The complex legal challenges faced by the Venezuelan opposition in preparing for the elections (including judicial interventions of political parties, the disqualification of candidates, and internal disputes within the opposition) have fueled debate over the strict characterization of the Comando as a political force. Additional complications included the fact that neither Machado nor her party, Vente Venezuela, were formally part of the Unitary Platform, the opposition's need to use the electoral card of the defunct Democratic Unity Roundtable (authorized by the National Electoral Council (Consejo Nacional Electoral, CNE) and those of parties like Un Nuevo Tiempo and Movimiento por Venezuela to participate in the elections, and the late proclamation of González (the official president of the MUD party recognized by the CNE but previously lacking a high political profile) as a substitute candidate. While Comando Con Venezuela is not a formal party or alliance and officially operates as the "Unitary Platform campaign command", it often acts independently of the coalition and plays a decisive role in decision-making. This has led analysts and journalists to describe it as the main coordination of opposition forces in Venezuela, which could be characterized as a coalition, party, or de facto political movement.

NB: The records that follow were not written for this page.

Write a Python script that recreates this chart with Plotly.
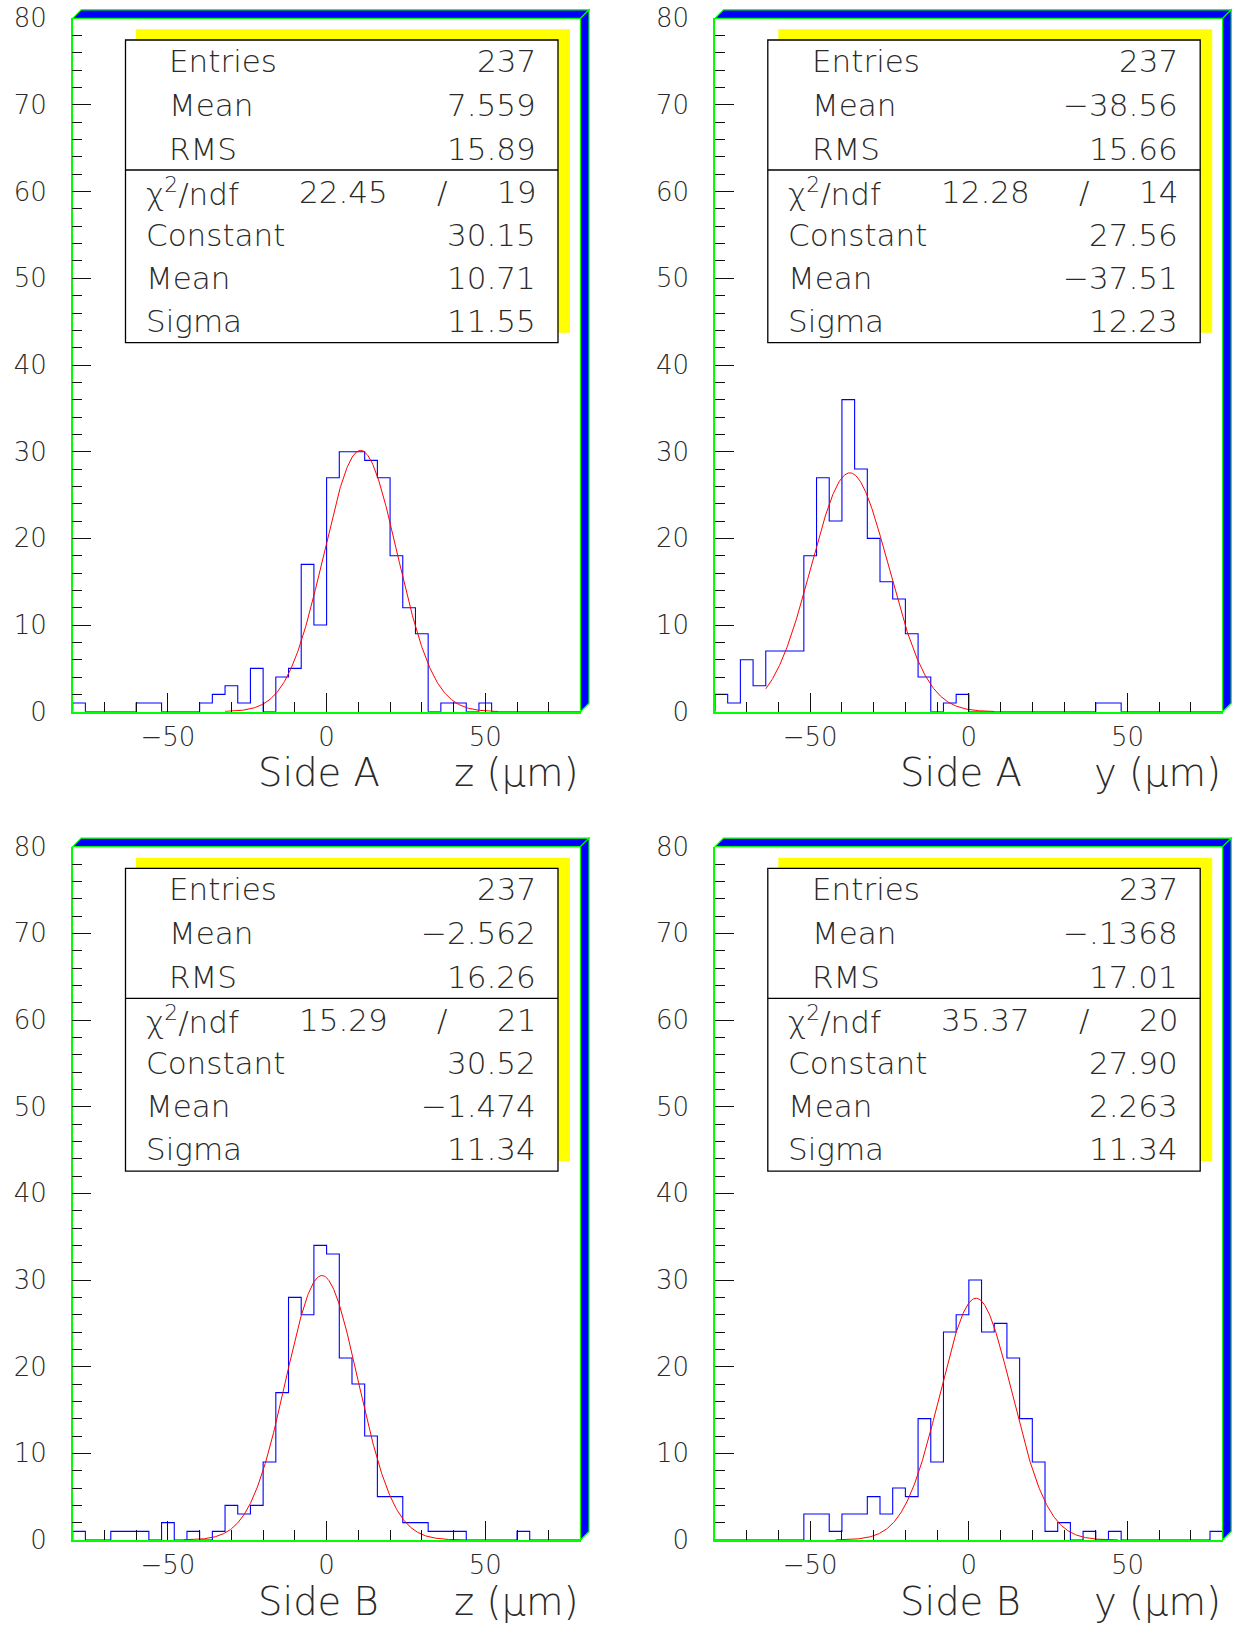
import numpy as np
import plotly.graph_objects as go

W, H = 1234, 1626

# ---------------- data ----------------
bin_lo = np.arange(-80, 80, 4)          # 40 bins of width 4 from -80 to 80

counts_A_z = [1, 0, 0, 0, 0, 1, 1, 0, 0, 0,
              1, 2, 3, 1, 5, 0, 4, 5, 17, 10,
              27, 30, 30, 29, 27, 18, 12, 9, 0, 1,
              1, 0, 1, 0, 0, 0, 0, 0, 0, 0]
counts_A_y = [2, 1, 6, 3, 7, 7, 7, 18, 27, 22,
              36, 28, 20, 15, 13, 9, 4, 0, 1, 2,
              0, 0, 0, 0, 0, 0, 0, 0, 0, 0,
              1, 1, 0, 0, 0, 0, 0, 0, 0, 0]
counts_B_z = [1, 0, 0, 1, 1, 1, 0, 2, 0, 1,
              0, 1, 4, 3, 4, 9, 17, 28, 26, 34,
              33, 21, 18, 12, 5, 5, 2, 2, 1, 1,
              1, 0, 0, 0, 0, 1, 0, 0, 0, 0]
counts_B_y = [0, 0, 0, 0, 0, 0, 0, 3, 3, 1,
              3, 3, 5, 3, 6, 5, 14, 9, 24, 26,
              30, 24, 25, 21, 14, 9, 1, 2, 0, 1,
              0, 1, 0, 0, 0, 0, 0, 0, 0, 1]

# stats box values
entries = ["237", "237", "237", "237"]
hist_mean = ["7.559", "\u221238.56", "\u22122.562", "\u2212.1368"]
hist_rms = ["15.89", "15.66", "16.26", "17.01"]
chi2 = ["22.45", "12.28", "15.29", "35.37"]
ndf = ["19", "14", "21", "20"]
fit_const = [30.15, 27.56, 30.52, 27.90]
fit_mean = [10.71, -37.51, -1.474, 2.263]
fit_sigma = [11.55, 12.23, 11.34, 11.34]
fit_const_txt = ["30.15", "27.56", "30.52", "27.90"]
fit_mean_txt = ["10.71", "\u221237.51", "\u22121.474", "2.263"]
fit_sigma_txt = ["11.55", "12.23", "11.34", "11.34"]
fit_lo = [-32, -64, -45, -42]
fit_hi = [54, 8, 44, 47]

side_labels = ["Side A", "Side A", "Side B", "Side B"]
var_labels = ["z (\u03bcm)", "y (\u03bcm)", "z (\u03bcm)", "y (\u03bcm)"]

all_counts = [counts_A_z, counts_A_y, counts_B_z, counts_B_y]

# ---------------- layout geometry (pixels) ----------------
PX = [(72.7, 580.5), (715.0, 1222.7)]
PY = [(18.3, 711.7), (846.7, 1540.0)]

BLUE = "#0000ff"
GREEN = "#00ff00"
YELLOW = "#ffff00"
RED = "#ff0000"
FONT = "DejaVu Sans ExtraLight, DejaVu Sans"
TXT = "#2a2a2a"


def xp(x):
    return x / W


def yp(y):
    return 1 - y / H


fig = go.Figure()
shapes = []
annotations = []
layout = dict(
    width=W, height=H, margin=dict(l=0, r=0, t=0, b=0, autoexpand=False),
    paper_bgcolor="white", plot_bgcolor="white", showlegend=False,
)

for i in range(4):
    col = i % 2
    row = i // 2
    L, R = PX[col]
    T, B = PY[row]
    ax = "" if i == 0 else str(i + 1)
    xa, ya = "x" + ax, "y" + ax

    counts = all_counts[i]
    xs = [-80] + list(bin_lo) + [80]
    ys = [0] + list(counts) + [0]
    fig.add_trace(go.Scatter(x=xs, y=ys, mode="lines", line=dict(color=BLUE, width=1.1, shape="hv"),
                             xaxis=xa, yaxis=ya, hoverinfo="skip"))
    fx = np.linspace(fit_lo[i], fit_hi[i], 400)
    fy = fit_const[i] * np.exp(-0.5 * ((fx - fit_mean[i]) / fit_sigma[i]) ** 2)
    fig.add_trace(go.Scatter(x=fx, y=fy, mode="lines", line=dict(color=RED, width=1.0),
                             xaxis=xa, yaxis=ya, hoverinfo="skip"))

    tickfont = dict(family=FONT, size=26, color=TXT, weight=200)
    layout["xaxis" + ax] = dict(
        domain=[xp(L), xp(R)], anchor=ya, range=[-80, 80], automargin=False,
        showline=True, linecolor=GREEN, linewidth=1.5, mirror=False,
        showgrid=False, zeroline=False,
        ticks="inside", ticklen=19, tickwidth=1, tickcolor="#111111",
        tick0=0, dtick=50, tickfont=tickfont, ticklabelstandoff=1,
        minor=dict(ticks="inside", ticklen=10, tickwidth=1, tickcolor="#111111", tick0=0, dtick=10, showgrid=False),
    )
    layout["yaxis" + ax] = dict(
        domain=[yp(B), yp(T)], anchor=xa, range=[0, 80], automargin=False,
        showline=True, linecolor=GREEN, linewidth=1.5, mirror=False,
        showgrid=False, zeroline=False,
        ticks="inside", ticklen=19, tickwidth=1, tickcolor="#111111",
        tick0=0, dtick=10, tickfont=tickfont, ticklabelstandoff=19,
        minor=dict(ticks="inside", ticklen=10, tickwidth=1, tickcolor="#111111", tick0=0, dtick=2, showgrid=False),
    )

    d = 8.5
    # 3D frame: top band and right band
    top_path = (f"M {xp(L)},{yp(T)} L {xp(L + d)},{yp(T - d)} L {xp(R + d)},{yp(T - d)} "
                f"L {xp(R)},{yp(T)} Z")
    right_path = (f"M {xp(R)},{yp(T)} L {xp(R + d)},{yp(T - d)} L {xp(R + d)},{yp(B - d)} "
                  f"L {xp(R)},{yp(B)} Z")
    for p in (top_path, right_path):
        shapes.append(dict(type="path", path=p, xref="paper", yref="paper",
                           fillcolor=BLUE, line=dict(color=GREEN, width=1.2), layer="above"))

    # stats box: yellow shadow, white box, separator
    shapes.append(dict(type="rect", xref="paper", yref="paper",
                       x0=xp(L + 63.3), x1=xp(R - 10.5), y0=yp(T + 314.4), y1=yp(T + 11),
                       fillcolor=YELLOW, line=dict(width=0), layer="above"))
    shapes.append(dict(type="rect", xref="paper", yref="paper",
                       x0=xp(L + 52.8), x1=xp(R - 22.5), y0=yp(T + 324.4), y1=yp(T + 21.7),
                       fillcolor="white", line=dict(color="black", width=1.3), layer="above"))
    shapes.append(dict(type="line", xref="paper", yref="paper",
                       x0=xp(L + 52.8), x1=xp(R - 22.5), y0=yp(T + 151.7), y1=yp(T + 151.7),
                       line=dict(color="black", width=1.3), layer="above"))

    sfont = dict(family=FONT, size=31, color=TXT, weight=200)
    rows_y = [42.7, 86.7, 130.2, 173.7, 216.7, 259.7, 302.7]
    left_labels = [("Entries", L + 94.5), ("Mean", L + 94.5), ("RMS", L + 94.5),
                   ("\u03c7<sup>2</sup>/ndf", L + 71.5), ("Constant", L + 71.5),
                   ("Mean", L + 71.5), ("Sigma", L + 71.5)]
    right_vals = [entries[i], hist_mean[i], hist_rms[i], ndf[i],
                  fit_const_txt[i], fit_mean_txt[i], fit_sigma_txt[i]]
    for (lab, lx), val, ry in zip(left_labels, right_vals, rows_y):
        annotations.append(dict(text=lab, x=xp(lx), y=yp(T + ry), xref="paper", yref="paper",
                                xanchor="left", yanchor="middle", showarrow=False, font=sfont))
        annotations.append(dict(text=val, x=xp(R - 42.5), y=yp(T + ry), xref="paper", yref="paper",
                                xanchor="right", yanchor="middle", showarrow=False, font=sfont))
    annotations.append(dict(text=chi2[i], x=xp(L + 271), y=yp(T + rows_y[3]), xref="paper", yref="paper",
                            xanchor="center", yanchor="middle", showarrow=False, font=sfont))
    annotations.append(dict(text="/", x=xp(L + 369), y=yp(T + rows_y[3]), xref="paper", yref="paper",
                            xanchor="center", yanchor="middle", showarrow=False, font=sfont))

    # axis title pieces
    tfont = dict(family=FONT, size=38.5, color=TXT, weight=200)
    annotations.append(dict(text=side_labels[i], x=xp(L + 183), y=yp(B + 61), xref="paper", yref="paper",
                            xanchor="left", yanchor="middle", showarrow=False, font=tfont))
    annotations.append(dict(text=var_labels[i], x=xp(R + 0.5), y=yp(B + 61), xref="paper", yref="paper",
                            xanchor="right", yanchor="middle", showarrow=False, font=tfont))

layout["shapes"] = shapes
layout["annotations"] = annotations
fig.update_layout(**layout)
fig.write_html("out.html")
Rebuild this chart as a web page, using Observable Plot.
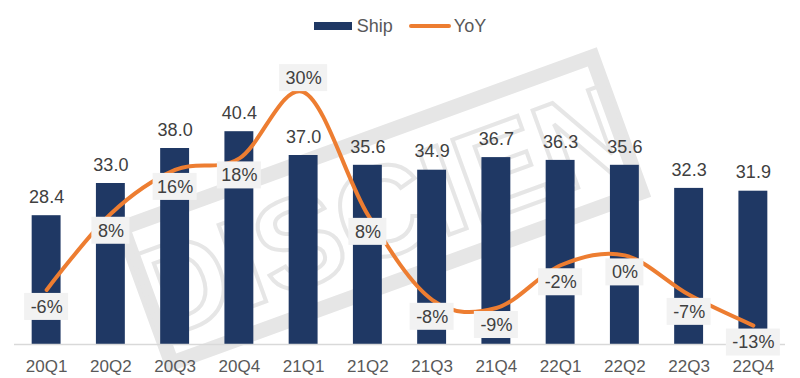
<!DOCTYPE html>
<html>
<head>
<meta charset="utf-8">
<script src="https://cdn.jsdelivr.net/npm/d3@7"></script>
<script src="https://cdn.jsdelivr.net/npm/@observablehq/plot@0.6"></script>
<style>
  html, body { margin: 0; padding: 0; background: #fff; }
  body { width: 800px; height: 378px; overflow: hidden; font-family: "Liberation Sans", Arial, sans-serif; }
  #legend { height: 44px; display: flex; justify-content: center; align-items: center; padding-top: 8px; box-sizing: border-box; font-size: 18px; color: #595959; }
  .item { display: flex; align-items: center; margin: 0 8px; }
  .sw-bar { width: 38px; height: 8px; background: #1F3864; margin-right: 5px; }
  .sw-line { width: 42px; height: 4px; border-radius: 2px; background: #ED7D31; margin-right: 3px; }
</style>
</head>
<body>
<div id="legend">
  <div class="item"><div class="sw-bar"></div><span>Ship</span></div>
  <div class="item"><div class="sw-line"></div><span>YoY</span></div>
</div>
<div id="chart"></div>
<script>
const quarters = ["20Q1","20Q2","20Q3","20Q4","21Q1","21Q2","21Q3","21Q4","22Q1","22Q2","22Q3","22Q4"];
const ship = [28.4, 33.0, 38.0, 40.4, 37.0, 35.6, 34.9, 36.7, 36.3, 35.6, 32.3, 31.9];
const yoy = [-6.1, 7.8, 15.8, 17.9, 30.0, 7.6, -7.9, -9.4, -1.6, 0.2, -7.0, -12.6];
const yoyLabelPos = ["below","below","below","below","above","below","below","below","below","below","below","below"];
const watermark = "DISCIEN";

const navy = "#1F3864";
const orange = "#ED7D31";

// secondary (YoY) axis mapped onto the primary Ship axis
const yoyToShip = d3.scaleLinear().domain([0, 30]).range([22.571, 46.057]);

const data = quarters.map((q, i) => ({
  q, ship: ship[i], yoy: yoy[i], ym: yoyToShip(yoy[i]),
  label: Math.round(yoy[i]) + "%", pos: yoyLabelPos[i]
}));

const boxH = 27 / 7; // box height in primary units (7px per unit)
const charW = {"-": 0.333, "%": 0.889};
const textW = s => [...s].reduce((a, c) => a + (charW[c] ?? 0.556), 0) * 18;

const boxMarks = [];
for (const pos of ["below", "above"]) {
  for (const len of [2, 3, 4]) {
    const subset = data.filter(d => d.pos === pos && d.label.length === len);
    if (!subset.length) continue;
    const w = textW(subset[0].label) + 12;
    const inset = -(w - 28.9) / 2;
    boxMarks.push(Plot.barY(subset, {
      x: "q", y1: d => d.ym - boxH / 2, y2: d => d.ym + boxH / 2,
      fill: "#F2F2F2", insetLeft: inset, insetRight: inset,
      dy: pos === "below" ? 17 : -14
    }));
  }
}

const chart = Plot.plot({
  width: 800,
  height: 334,
  marginTop: 20,
  marginBottom: 34,
  marginLeft: 14,
  marginRight: 15,
  style: { fontFamily: "Liberation Sans, Arial, sans-serif", background: "transparent", overflow: "visible" },
  x: { domain: quarters, paddingInner: 0.55, paddingOuter: 0.275, round: false, label: null },
  y: { domain: [10, 50], axis: null },
  marks: [
    Plot.barY(data, { x: "q", y1: 10, y2: "ship", fill: navy }),
    Plot.ruleY([10], { stroke: "#D9D9D9", strokeWidth: 1.5 }),
    Plot.text(data, { x: "q", y: "ship", text: d => d.ship.toFixed(1), dy: -18.5, fontSize: 18, fill: "#404040" }),
    Plot.line(data, { x: "q", y: "ym", stroke: orange, strokeWidth: 4, curve: "cardinal" }),
    ...boxMarks,
    Plot.text(data.filter(d => d.pos === "below"), { x: "q", y: "ym", text: "label", dy: 17, fontSize: 18, fill: "#404040" }),
    Plot.text(data.filter(d => d.pos === "above"), { x: "q", y: "ym", text: "label", dy: -14, fontSize: 18, fill: "#404040" }),
    Plot.axisX({ tickSize: 0, tickPadding: 15, fontSize: 17, color: "#595959", label: null })
  ]
});

// background watermark (decoration, not data)
const svg = d3.select(chart);
const wm = svg.insert("g", ":first-child")
  .attr("transform", "translate(382,166) rotate(-20)")
  .attr("pointer-events", "none");
wm.append("rect")
  .attr("x", -250).attr("y", -72).attr("width", 500).attr("height", 144)
  .attr("fill", "none").attr("stroke", "#E6E6E6").attr("stroke-width", 15);
wm.append("text")
  .attr("text-anchor", "middle").attr("y", 46)
  .attr("font-family", "Liberation Sans Narrow, Liberation Sans, Arial, sans-serif")
  .attr("font-size", 128).attr("font-weight", "bold")
  .attr("fill", "none").attr("stroke", "#E6E6E6").attr("stroke-width", 4)
  .text(watermark);

document.getElementById("chart").appendChild(chart);
</script>
</body>
</html>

For the primaries, the Comando was composed of Vente Venezuela, Alianza Bravo Pueblo, National Convergence, Emergent People, Organización Fuerza en Movimiento, Alianza Social Independiente de Sucre, Carabobo Militancia Nacional, and Generación Independiente, with Popular Will joining shortly before the primaries. Internal reorganization ahead of the elections saw the inclusion of members from other Unitary Platform parties, although much of its partisan structure relied on Vente Venezuela. The proclamation of González as the presidential nominee led to the addition of figures close to him to the main ranks. However, some parties within the Unitary Platform, such as Un Nuevo Tiempo, have explicitly denied belonging to the Comando.

A significant portion of its militant structure is based on grassroots mobilization without formal party affiliation, with these individuals referred to as comanditos (lit. 'Little Commands'). They are responsible for organizing campaign events. Another key mobilization element is the Red 600K, which collected electoral election minutes from Venezuelan polling stations through witnesses and mobilized citizens to protect them.

From its establishment to date, particularly during the lead-up to and aftermath of the 2024 presidential election, the Comandos leadership and members have faced intense repression, persecution, and exile. Key figures from Machado's campaign team for the primaries have sought refuge in the Argentine Embassy in Caracas since early 2024, while an undetermined number of state-level party or technical authorities, as well as election witnesses involved in defending the election minutes on election day, remain detained without charges, with their families denouncing these arrests as kidnappings. At least one election witness has been reported dead while in state custody. The repression against Comando Con Venezuela authorities has drawn widespread condemnation from international human rights organizations and foreign governments.